The 16th Amendment, ratified just before Taft left office, authorized a federal income tax; the 17th Amendment, approved a few months later, mandated the direct election of senators by the people, instead of state legislatures. Yet balanced against these progressive measures was Taft's acceptance of a new tariff with higher protective schedules; his opposition to the entry of the state of Arizona into the Union because of its liberal constitution; and his growing reliance on the conservative wing of his party.
By 1910 Taft's party was bitterly divided. Democrats gained control of Congress in the midterm elections. Two years later, Woodrow Wilson, the Democratic, progressive governor of the state of New Jersey, campaigned against Taft, the Republican candidate – and also against Roosevelt who ran as the candidate of a new Progressive Party. Wilson, in a spirited campaign, defeated both rivals.
During his first term, Wilson secured one of the most notable legislative programs in American history. The first task was tariff revision. "The tariff duties must be altered," Wilson said. "We must abolish everything that bears any semblance of privilege." The Underwood Tariff, signed on October 3, 1913, provided substantial rate reductions on imported raw materials and foodstuffs, cotton and woolen goods, iron and steel; it removed the duties from more than a hundred other items. Although the act retained many protective features, it was a genuine attempt to lower the cost of living. To compensate for lost revenues, it established a modest income tax.
The second item on the Democratic program was a long overdue, thorough reorganization of the ramshackle banking and currency system. "Control," said Wilson, "must be public, not private, must be vested in the government itself, so that the banks may be the instruments, not the masters, of business and of individual enterprise and initiative."
The Federal Reserve Act of December 23, 1913, was Wilson's most enduring legislative accomplishment. Conservatives had favored establishment of one powerful central bank. The new act, in line with the Democratic Party’s Jeffersonian sentiments, divided the country into 12 districts, with a Federal Reserve Bank in each, all supervised by a national Federal Reserve Board with limited authority to set interest rates. The act assured greater flexibility in the money supply and made provision for issuing federal-reserve notes to meet business demands. Greater centralization of the system would come in the 1930s.
The next important task was trust regulation and investigation of corporate abuses. Congress authorized a Federal Trade Commission to issue orders prohibiting "unfair methods of competition" by business concerns in interstate trade. The Clayton Antitrust Act forbade many corporate practices that had thus far escaped specific condemnation: interlocking directorates, price discrimination among purchasers, use of the injunction in labor disputes, and ownership by one corporation of stock in similar enterprises.
Farmers and other workers were not forgotten. The Smith-Lever Act of 1914 established an “extension system” of county agents to assist farming throughout the country. Subsequent acts made credit available to farmers at low rates of interest.

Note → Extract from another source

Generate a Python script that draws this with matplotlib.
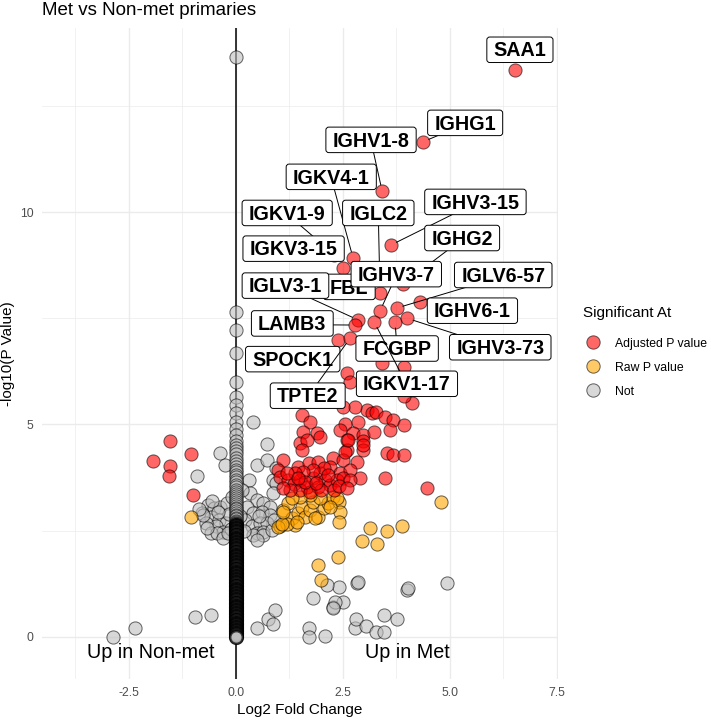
import matplotlib
matplotlib.use("Agg")
import matplotlib.pyplot as plt
from matplotlib.lines import Line2D
from matplotlib.patches import BoxStyle

plt.rcParams['font.family'] = ['Liberation Sans', 'DejaVu Sans']

# ---- data (log2 fold change, -log10 p) ----
# genes with log2FC == 0: the loose upper part of the column ...
zero_y = [13.65, 7.65, 7.22, 6.68, 6.0, 5.65, 5.46, 5.27, 5.06, 4.9, 4.75, 4.6, 4.52,
          4.45, 4.38, 4.3, 4.22, 4.15, 4.08, 4.0, 3.94, 3.88, 3.82, 3.76, 3.7, 3.64,
          3.58, 3.52, 3.47, 3.42, 3.37, 3.32, 3.27, 3.22, 3.17, 3.12, 3.08, 3.04, 3.0,
          2.96, 2.92, 2.88, 2.84, 2.8, 2.77, 2.74, 2.71, 2.68]
# ... and the packed lower part that turns solid black
zero_y_dense = [2.66, 2.64, 2.63, 2.61, 2.60,
                2.59, 2.57, 2.56, 2.54, 2.53, 2.51, 2.50,
                2.49, 2.47, 2.46, 2.44, 2.43, 2.41, 2.40,
                2.39, 2.37, 2.36, 2.34, 2.33, 2.31, 2.30,
                2.29, 2.27, 2.26, 2.24, 2.23, 2.21, 2.20,
                2.19, 2.17, 2.16, 2.14, 2.13, 2.11, 2.10,
                2.09, 2.07, 2.06, 2.04, 2.03, 2.01, 2.00,
                1.99, 1.97, 1.96, 1.94, 1.93, 1.91, 1.90,
                1.89, 1.87, 1.86, 1.84, 1.83, 1.81, 1.80,
                1.79, 1.77, 1.76, 1.74, 1.73, 1.71, 1.70,
                1.69, 1.67, 1.66, 1.64, 1.63, 1.61, 1.60,
                1.59, 1.57, 1.56, 1.54, 1.53, 1.51, 1.50,
                1.49, 1.47, 1.46, 1.44, 1.43, 1.41, 1.40,
                1.39, 1.37, 1.36, 1.34, 1.33, 1.31, 1.30,
                1.29, 1.27, 1.26, 1.24, 1.23, 1.21, 1.20,
                1.19, 1.17, 1.16, 1.14, 1.13, 1.11, 1.10,
                1.09, 1.07, 1.06, 1.04, 1.03, 1.01, 1.00,
                0.99, 0.97, 0.96, 0.94, 0.93, 0.91, 0.90,
                0.89, 0.87, 0.86, 0.84, 0.83, 0.81, 0.80,
                0.79, 0.77, 0.76, 0.74, 0.73, 0.71, 0.70,
                0.69, 0.67, 0.66, 0.64, 0.63, 0.61, 0.60,
                0.59, 0.57, 0.56, 0.54, 0.53, 0.51, 0.50,
                0.49, 0.47, 0.46, 0.44, 0.43, 0.41, 0.40,
                0.39, 0.37, 0.36, 0.34, 0.33, 0.31, 0.30,
                0.29, 0.27, 0.26, 0.24, 0.23, 0.21, 0.20,
                0.19, 0.17, 0.16, 0.14, 0.13, 0.11, 0.10,
                0.09, 0.07, 0.06, 0.04, 0.03, 0.01, 0.00]

not_sig = [(-2.87, 0.0), (-2.35, 0.21), (-0.95, 0.48), (-0.58, 0.52),
           (-0.9, 3.79), (-0.37, 4.32), (-0.25, 4.05), (-0.65, 3.1), (-0.78, 2.91),
           (-0.51, 3.03), (-0.36, 3.07), (-0.2, 3.15), (-0.59, 2.83), (-0.39, 2.75),
           (-0.23, 2.68), (-0.47, 2.6), (-0.7, 2.68), (-0.31, 2.48), (-0.59, 2.44),
           (-0.76, 2.87), (-0.44, 2.45), (-0.68, 2.56), (-0.29, 2.33), (-0.15, 2.9),
           (-0.12, 2.55), (-0.85, 3.0), (-0.1, 3.3), (-0.55, 3.2), (-0.42, 2.95),
           (-0.18, 2.45),
           (0.41, 5.07), (0.72, 4.54), (0.49, 4.05), (0.72, 4.16), (0.3, 3.69),
           (0.87, 3.69), (0.95, 3.97), (0.95, 3.62), (0.88, 3.38), (0.34, 3.38),
           (0.49, 3.22), (0.64, 3.15), (0.8, 3.07), (0.26, 3.07), (0.41, 2.91),
           (0.61, 2.95), (0.8, 2.87), (0.22, 2.75), (0.38, 2.6), (0.57, 2.68),
           (0.72, 2.68), (0.49, 2.44), (0.64, 2.48), (0.41, 2.4), (0.64, 2.4),
           (0.49, 2.28), (0.84, 2.52), (0.15, 3.45), (0.2, 2.5), (0.1, 2.85),
           (0.55, 2.85), (0.9, 2.75),
           (0.5, 0.21), (0.76, 0.42), (0.92, 0.63), (0.87, 0.3), (1.7, 0.21),
           (1.7, 0.0), (2.09, 0.03), (1.81, 0.91), (2.28, 0.71), (2.51, 0.82),
           (2.32, 0.82), (2.4, 1.18), (2.14, 1.22), (2.84, 1.27), (2.86, 1.3),
           (4.0, 1.1), (4.02, 1.15), (4.94, 1.27), (2.79, 0.21), (2.81, 0.42),
           (3.05, 0.26), (3.47, 0.52), (3.77, 0.42), (3.28, 0.12), (3.47, 0.12),
           (2.27, 0.67)]

raw_sig = [(-1.04, 2.83),
           (1.035, 2.6), (1.11, 2.99), (1.23, 3.15), (1.31, 2.79), (1.39, 2.64),
           (1.46, 2.91), (1.54, 3.07), (1.62, 2.83), (1.74, 2.99), (1.81, 3.18),
           (1.93, 2.83), (2.05, 3.03), (2.16, 3.15), (2.28, 3.3), (2.4, 3.18),
           (2.44, 2.95), (2.4, 2.71), (2.36, 3.26), (1.97, 3.26), (1.74, 3.34),
           (1.5, 3.3), (1.31, 3.26), (1.19, 2.67), (1.42, 2.71), (1.85, 2.79),
           (2.2, 3.07), (0.99, 2.59), (1.07, 2.66), (1.11, 2.93),
           (1.93, 1.69), (1.99, 1.34), (2.38, 1.88), (2.95, 2.26), (3.14, 2.56),
           (3.53, 2.49), (3.3, 2.19), (3.89, 2.61), (4.8, 3.18)]

adj_sig = [(-1.53, 4.61), (-1.93, 4.13), (-1.53, 4.02), (-1.56, 3.79), (-1.04, 4.31),
           (-0.99, 3.34),
           (3.41, 6.44), (3.92, 6.36), (2.59, 6.2), (2.67, 6.01), (4.11, 5.5),
           (3.92, 5.66), (3.06, 5.34), (3.18, 5.26), (3.27, 5.3), (2.79, 5.42),
           (3.49, 5.18), (3.68, 5.1), (3.92, 4.99), (2.55, 5.02), (2.86, 5.06),
           (2.44, 4.87), (2.75, 4.79), (2.98, 4.75), (3.22, 4.83), (3.6, 4.87),
           (1.54, 5.23), (1.74, 5.07), (1.58, 4.83), (1.89, 4.79), (1.97, 4.7),
           (1.5, 4.56), (1.66, 4.63), (2.59, 4.64), (2.98, 4.6), (2.98, 4.4),
           (3.53, 4.32), (3.68, 4.28), (3.92, 4.28), (3.49, 3.74), (4.46, 3.5),
           (2.59, 4.4), (2.28, 4.2), (2.83, 4.12), (1.11, 4.16), (1.46, 4.0),
           (1.7, 4.09), (1.93, 4.12), (2.51, 5.42), (2.51, 4.16), (1.54, 4.4),
           (0.996, 3.93), (2.2, 4.01), (2.44, 3.85), (2.67, 3.93), (2.9, 3.73),
           (2.98, 4.52), (2.55, 4.36), (2.63, 4.63),
           (1.04, 3.77), (1.23, 3.69), (1.35, 3.61), (1.5, 3.69), (1.66, 3.54),
           (1.81, 3.73), (1.97, 3.85), (2.09, 3.69), (2.2, 3.58), (2.36, 3.69),
           (2.51, 3.73), (2.67, 3.69), (2.05, 3.97), (1.81, 3.93), (1.58, 3.89),
           (1.39, 3.85), (1.93, 3.54), (1.5, 3.46), (1.74, 3.42), (1.27, 3.46),
           (1.1, 3.5), (1.2, 3.85), (2.0, 3.45), (2.3, 3.45), (1.62, 3.65),
           (1.88, 3.62), (2.15, 3.82), (2.4, 3.55), (1.45, 3.75), (2.6, 3.5)]

# labelled genes: name, log2FC, -log10 p
labelled = [("FBL", 2.6, 8.25), ("SAA1", 6.53, 13.34), ("IGHG1", 4.37, 11.65),
            ("IGHV1-8", 3.42, 10.49), ("IGKV4-1", 2.74, 8.92), ("IGKV1-9", 2.3, 9.0),
            ("IGLC2", 3.37, 8.09), ("IGHV3-15", 3.62, 9.22), ("IGHG2", 3.9, 8.3),
            ("IGKV3-15", 2.51, 8.69), ("IGHV3-7", 3.37, 7.67), ("IGLV3-1", 2.86, 7.46),
            ("IGLV6-57", 3.76, 7.74), ("IGHV6-1", 4.31, 7.89), ("LAMB3", 2.79, 7.34),
            ("SPOCK1", 2.39, 6.99), ("FCGBP", 3.72, 7.42), ("IGHV3-73", 4.0, 7.5),
            ("IGKV1-17", 3.23, 7.42), ("TPTE2", 2.67, 7.03)]

# where the repelled labels ended up
label_pos = {"FBL": (2.65, 8.21), "SAA1": (6.64, 13.79), "IGHG1": (5.36, 12.07),
             "IGHV1-8": (3.16, 11.67), "IGKV4-1": (2.23, 10.8), "IGKV1-9": (1.2, 9.95),
             "IGLC2": (3.33, 9.95), "IGHV3-15": (5.6, 10.21), "IGHG2": (5.29, 9.36),
             "IGKV3-15": (1.35, 9.11), "IGHV3-7": (3.75, 8.51), "IGLV3-1": (1.16, 8.24),
             "IGLV6-57": (6.25, 8.49), "IGHV6-1": (5.53, 7.65), "LAMB3": (1.32, 7.35),
             "SPOCK1": (1.33, 6.51), "FCGBP": (3.77, 6.76), "IGHV3-73": (6.18, 6.79),
             "IGKV1-17": (4.0, 5.93), "TPTE2": (1.68, 5.65)}
no_segment = {"SAA1", "IGKV3-15", "IGHV6-1", "SPOCK1", "FBL"}

RED, ORANGE, GREY = "#FF0000", "#FFA500", "#BEBEBE"

fig = plt.figure(figsize=(7.11, 7.2), dpi=100)
ax = fig.add_axes([0.0591, 0.0569, 0.7257, 0.9042])

ax.set_xlim(-4.53, 7.53)
ax.set_ylim(-0.99, 14.33)
ax.set_xticks([-2.5, 0, 2.5, 5, 7.5], ["-2.5", "0.0", "2.5", "5.0", "7.5"])
ax.set_yticks([0, 5, 10], ["0", "5", "10"])
ax.set_xticks([-3.75, -1.25, 1.25, 3.75, 6.25], minor=True)
ax.set_yticks([2.5, 7.5, 12.5], minor=True)
ax.grid(which="major", color="#EBEBEB", lw=1.0)
ax.grid(which="minor", color="#EBEBEB", lw=0.5)
ax.set_axisbelow(True)
ax.tick_params(which="both", length=0, labelsize=8.8, labelcolor="#4D4D4D", pad=6)
for s in ax.spines.values():
    s.set_visible(False)

ax.axvline(0, color="black", lw=1.1, zorder=2)

pt = dict(s=90, edgecolors="black", linewidths=0.7, alpha=0.6, zorder=3)
ax.scatter([p[0] for p in not_sig], [p[1] for p in not_sig], c=GREY, **pt)
ax.scatter([0.0] * len(zero_y), zero_y, c=GREY, **pt)
# the real column holds thousands of overlapping genes; heavier outlines stand in for them
ax.scatter([0.0] * len(zero_y_dense), zero_y_dense, c=GREY, s=84, edgecolors="black",
           linewidths=1.7, alpha=0.6, zorder=3)
ax.scatter([p[0] for p in raw_sig], [p[1] for p in raw_sig], c=ORANGE, **pt)
ax.scatter([p[0] for p in adj_sig], [p[1] for p in adj_sig], c=RED, **pt)
ax.scatter([g[1] for g in labelled], [g[2] for g in labelled], c=RED, **pt)


def label_box(x0, y0, width, height, mutation_size):
    padx = 0.34 * mutation_size
    return BoxStyle.Round(pad=0, rounding_size=0.15)(
        x0 - padx, y0 - 0.105 * mutation_size, width + 2 * padx,
        height + 0.33 * mutation_size, mutation_size)


radius = 6.5
for i, (name, gx, gy) in enumerate(labelled):
    lx, ly = label_pos[name]
    z = 10 + 2 * i
    if name not in no_segment:
        p = ax.transData.transform((gx, gy))
        b = ax.transData.transform((lx, ly))
        d = b - p
        d = d / (d ** 2).sum() ** 0.5
        start = ax.transData.inverted().transform(p + radius * d)
        ax.plot([start[0], lx], [start[1], ly], color="black", lw=0.7, zorder=z)
    ax.text(lx, ly, name, fontsize=14.2, fontweight="bold", ha="center", va="center",
            zorder=z + 1,
            bbox=dict(boxstyle=label_box, fc="white", ec="black", lw=0.7))

ax.text(-1.98, -0.49, "Up in Non-met", fontsize=14.2, ha="center", va="baseline")
ax.text(4.0, -0.49, "Up in Met", fontsize=14.2, ha="center", va="baseline")

ax.set_title("Met vs Non-met primaries", loc="left", fontsize=13.5, pad=9.4)
ax.set_xlabel("Log2 Fold Change", fontsize=11, labelpad=2.5)
ax.set_ylabel("-log10(P Value)", fontsize=11, labelpad=4)

handles = [Line2D([], [], marker="o", ls="", ms=9.6, mfc=c, mec="black", mew=0.7, alpha=0.6)
           for c in (RED, ORANGE, GREY)]
leg = ax.legend(handles, ["Adjusted P value", "Raw P value", "Not"], title="Significant At",
                loc="upper left", bbox_to_anchor=(0.82, 0.575), bbox_transform=fig.transFigure,
                frameon=False, fontsize=8.8, title_fontsize=11, alignment="left",
                borderpad=0, borderaxespad=0, handlelength=1.6, handleheight=1.2,
                handletextpad=1.0, labelspacing=0.88)
leg._legend_box.sep = 12  # a bit more room under the legend title

fig.savefig("out.png", dpi=100)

The Seamen's Act of 1915 improved living and working conditions on board ships. The Federal Workingman's Compensation Act in 1916 authorized allowances to civil service employees for disabilities incurred at work and established a model for private enterprise. The Adamson Act of the same year established an eight-hour day for railroad labor.
This record of achievement won Wilson a firm place in American history as one of the nation's foremost progressive reformers. However, his domestic reputation would soon be overshadowed by his record as a wartime president who led his country to victory but could not hold the support of his people for the peace that followed.